- What the task requires:
Your task is to retype the lines from the opening of the material through the line that includes "p1_freq = [1, 3, 6, 10, 7, 12]". Do not copy the pictures.

- Recorded data:
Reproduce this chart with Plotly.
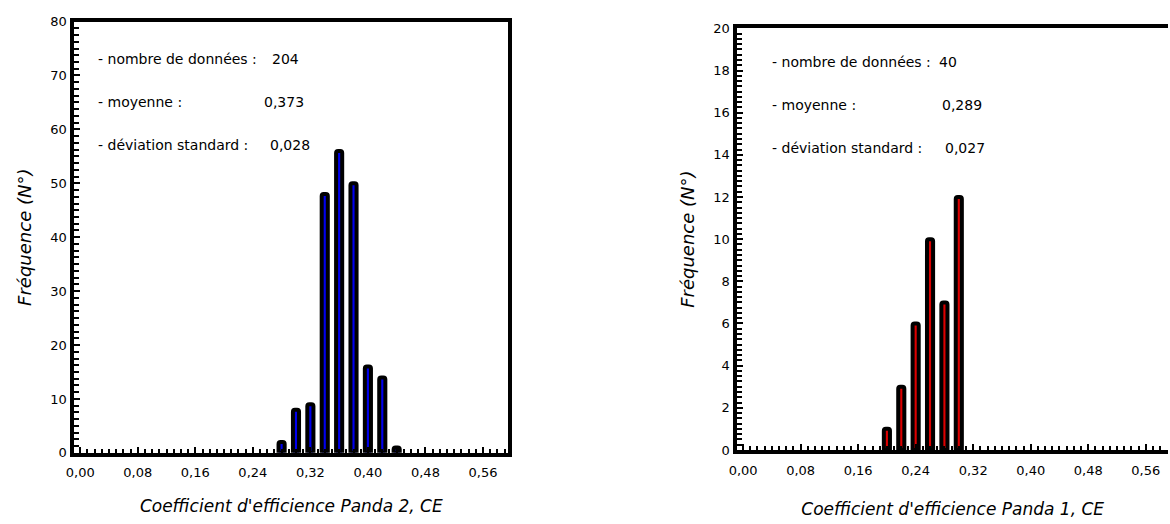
import plotly.graph_objects as go

W, H = 1170, 524

# ---- data ----
# Panda 2 (left panel)
p2_ce = [0.28, 0.30, 0.32, 0.34, 0.36, 0.38, 0.40, 0.42, 0.44]
p2_freq = [2, 8, 9, 48, 56, 50, 16, 14, 1]
# Panda 1 (right panel)
p1_ce = [0.20, 0.22, 0.24, 0.26, 0.28, 0.30]
p1_freq = [1, 3, 6, 10, 7, 12]

x_tick_vals = [0.00, 0.08, 0.16, 0.24, 0.32, 0.40, 0.48, 0.56]
x_tick_text = ["0,00", "0,08", "0,16", "0,24", "0,32", "0,40", "0,48", "0,56"]

stat_labels = ["- nombre de données :", "- moyenne :", "- déviation standard :"]
p2_stats = ["204", "0,373", "0,028"]
p1_stats = ["40", "0,289", "0,027"]

p2_xtitle = "Coefficient d'efficience Panda 2, CE"
p1_xtitle = "Coefficient d'efficience Panda 1, CE"
ytitle = "Fréquence (N°)"

FONT = "DejaVu Sans"

fig = go.Figure()

bar_w = 0.0085
fig.add_trace(go.Bar(
    x=p2_ce, y=p2_freq, width=bar_w, xaxis="x", yaxis="y",
    marker=dict(color="#0000ee", line=dict(color="black", width=4), cornerradius=2),
    showlegend=False, hoverinfo="x+y"))
fig.add_trace(go.Bar(
    x=p1_ce, y=p1_freq, width=bar_w, xaxis="x2", yaxis="y2",
    marker=dict(color="#dd0000", line=dict(color="black", width=4), cornerradius=2),
    showlegend=False, hoverinfo="x+y"))

def xax(domain, title, anchor, standoff, rng):
    return dict(
        domain=domain, range=rng, anchor=anchor,
        tickvals=x_tick_vals, ticktext=x_tick_text,
        ticks="inside", ticklen=6, tickwidth=2, tickcolor="black",
        minor=dict(dtick=0.01, tick0=0, ticks="inside", ticklen=4, tickwidth=1.5, tickcolor="black"),
        showline=True, linewidth=4, linecolor="black", mirror=True,
        showgrid=False, zeroline=False,
        ticklabelstandoff=5,
        tickfont=dict(family=FONT, size=13, color="black"),
        title=dict(text=title, standoff=standoff,
                   font=dict(family=FONT, size=17, color="black", style="italic")),
    )

def yax(domain, rng, dtick, minor, anchor, mirror):
    return dict(
        domain=domain, range=rng, dtick=dtick, tick0=0, anchor=anchor,
        ticks="inside", ticklen=6, tickwidth=2, tickcolor="black",
        minor=dict(dtick=minor, tick0=0, ticks="inside", ticklen=5, tickwidth=2, tickcolor="black"),
        showline=True, linewidth=4, linecolor="black", mirror=mirror,
        showgrid=False, zeroline=False,
        ticklabelstandoff=1,
        tickfont=dict(family=FONT, size=13, color="black"),
        title=dict(text=ytitle, standoff=15,
                   font=dict(family=FONT, size=18, color="black", style="italic")),
    )

annotations = []
def add_stats(x_lab, x_vals, ys, vals):
    for lab, val, y, xv in zip(stat_labels, vals, ys, x_vals):
        annotations.append(dict(x=x_lab / W, y=1 - y / H, xref="paper", yref="paper",
                                text=lab, showarrow=False, xanchor="left", yanchor="middle",
                                font=dict(family=FONT, size=14, color="black")))
        annotations.append(dict(x=xv / W, y=1 - y / H, xref="paper", yref="paper",
                                text=val, showarrow=False, xanchor="left", yanchor="middle",
                                font=dict(family=FONT, size=14, color="black")))

add_stats(88, [263, 255, 261], [54, 98, 142], p2_stats)
add_stats(767, [935, 938, 941], [57, 101, 145], p1_stats)

fig.update_layout(
    width=W, height=H,
    margin=dict(l=0, r=0, t=0, b=0),
    paper_bgcolor="white", plot_bgcolor="white",
    barmode="overlay",
    xaxis=xax([66 / W, 503 / W], p2_xtitle, "y", 22, [-0.008, 0.595]),
    yaxis=yax([1 - 459 / H, 1 - 15 / H], [0, 80], 10, 1.25, "x", True),
    xaxis2=xax([734 / W, 1168 / W], p1_xtitle, "y2", 28, [-0.008, 0.591]),
    yaxis2=yax([1 - 456 / H, 1 - 22 / H], [0, 20], 2, 0.25, "x2", False),
    annotations=annotations,
)

fig.write_html("out.html", config={"displayModeBar": False},
               post_script="document.body.style.margin='0';document.body.style.overflow='hidden';")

- Response to the exercise:
Reproduce this chart with Plotly.
import plotly.graph_objects as go

W, H = 1170, 524

# ---- data ----
# Panda 2 (left panel)
p2_ce = [0.28, 0.30, 0.32, 0.34, 0.36, 0.38, 0.40, 0.42, 0.44]
p2_freq = [2, 8, 9, 48, 56, 50, 16, 14, 1]
# Panda 1 (right panel)
p1_ce = [0.20, 0.22, 0.24, 0.26, 0.28, 0.30]
p1_freq = [1, 3, 6, 10, 7, 12]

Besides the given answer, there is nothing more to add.